I therefore think it is better to specialize the sequence for the purpose, which in this case I think are finite containers, and use alternative definitions where needed.

(Added: I mention containers though it’s of course very useful for pure computations, as well, finite or not.)

It is definitively possible to reflect evaluation strategy in the type system (at least if the ambient evaluation strategy is not strong reduction?); for instance with thunks or CPS-transforms. And symmetrically any co-inductive type needs to include evaluation steps in its representation to be able to represent diverging computation without diverging.
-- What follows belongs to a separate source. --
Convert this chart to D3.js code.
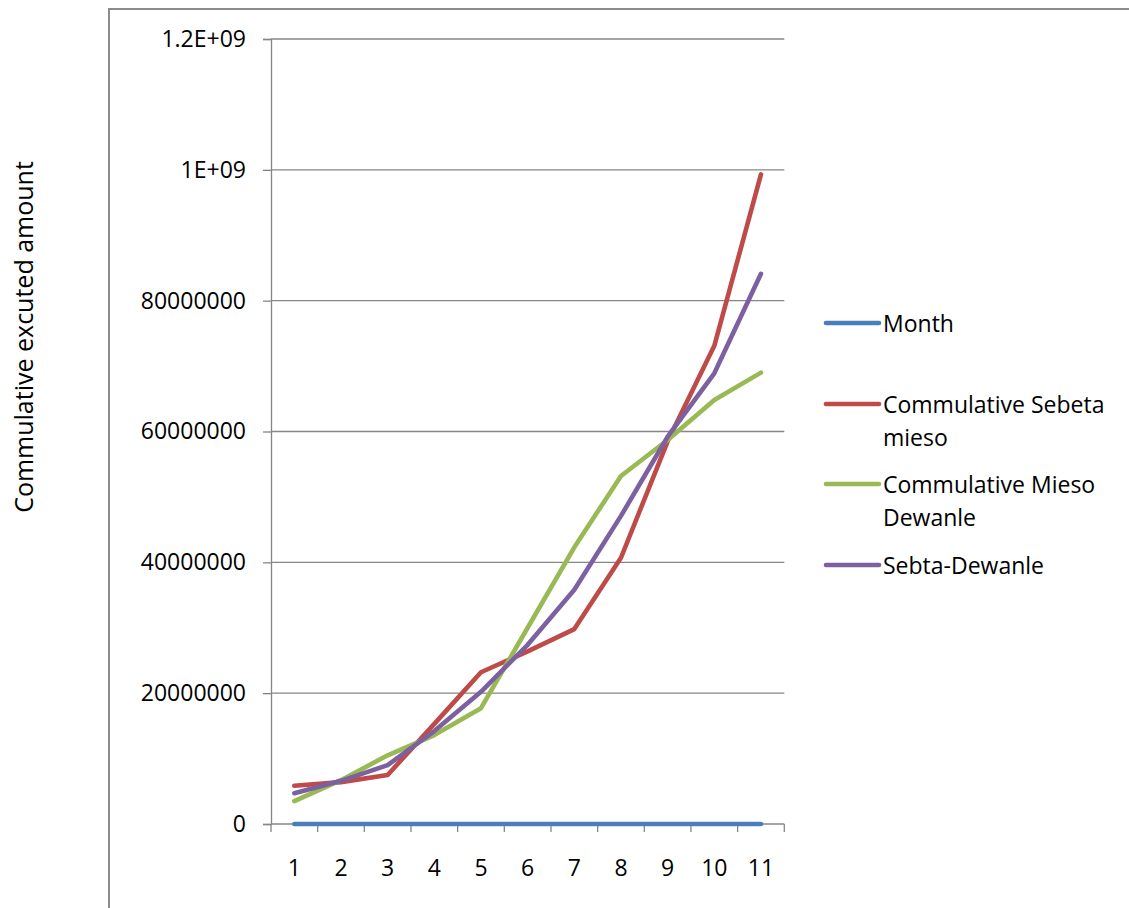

But since OCaml allows diverging terms, the difference between inductive types and co-inductive type is not as primordial as in a non-Turing complete language like Rocq (formerly Coq).

3 Likes

foo Seq.t is a sequence of values of type foo that is produced on demand, ie as you traverse it. It doesn’t claim to be specialized for infinite streams. Its main goal is to provide a common interface for “sequence of elements” as a common vocabulary between data structures and algorithms (and also to represent sequences that might have trouble fitting all in memory at once).

4 Likes

What is Rock?

additional characters to satisfy posting constraints

Rocq is the new name for the Coq proof assistant.

You can use Seq without Nil if you change your method of producing primes. This is from Primality test - Wikipedia :

 # let is_prime n =
  if n <= 1 then
    false
  else
    (if n = 2 || n = 3 then
       true
     else
       (if n mod 2 = 0 || n mod 3 = 0 then
          false
        else
          let i = ref 5 in
          while !i * !i <= n && n mod !i <> 0 && n mod (!i + 2) <> 0 do
            i := !i + 6
          done;
          (!i * !i > n)
       )
    );;
val is_prime : int -> bool = <fun>

# let rec lazy_primes_from start () =
  let n = ref start in
  while not (is_prime !n) do
    n := !n + 1
  done;
  Seq.Cons (!n, lazy_primes_from (!n + 1));;
val lazy_primes_from : int -> unit -> int Seq.node = <fun>

# lazy_primes_from 15 |> Seq.take 10 |> List.of_seq;;
- : int list = [17; 19; 23; 29; 31; 37; 41; 43; 47; 53]

I reckon that’s probably true for PL design. Is it true for “pure” type theory? My (naive) impression is that eval strategy is not relevant for pure type theory.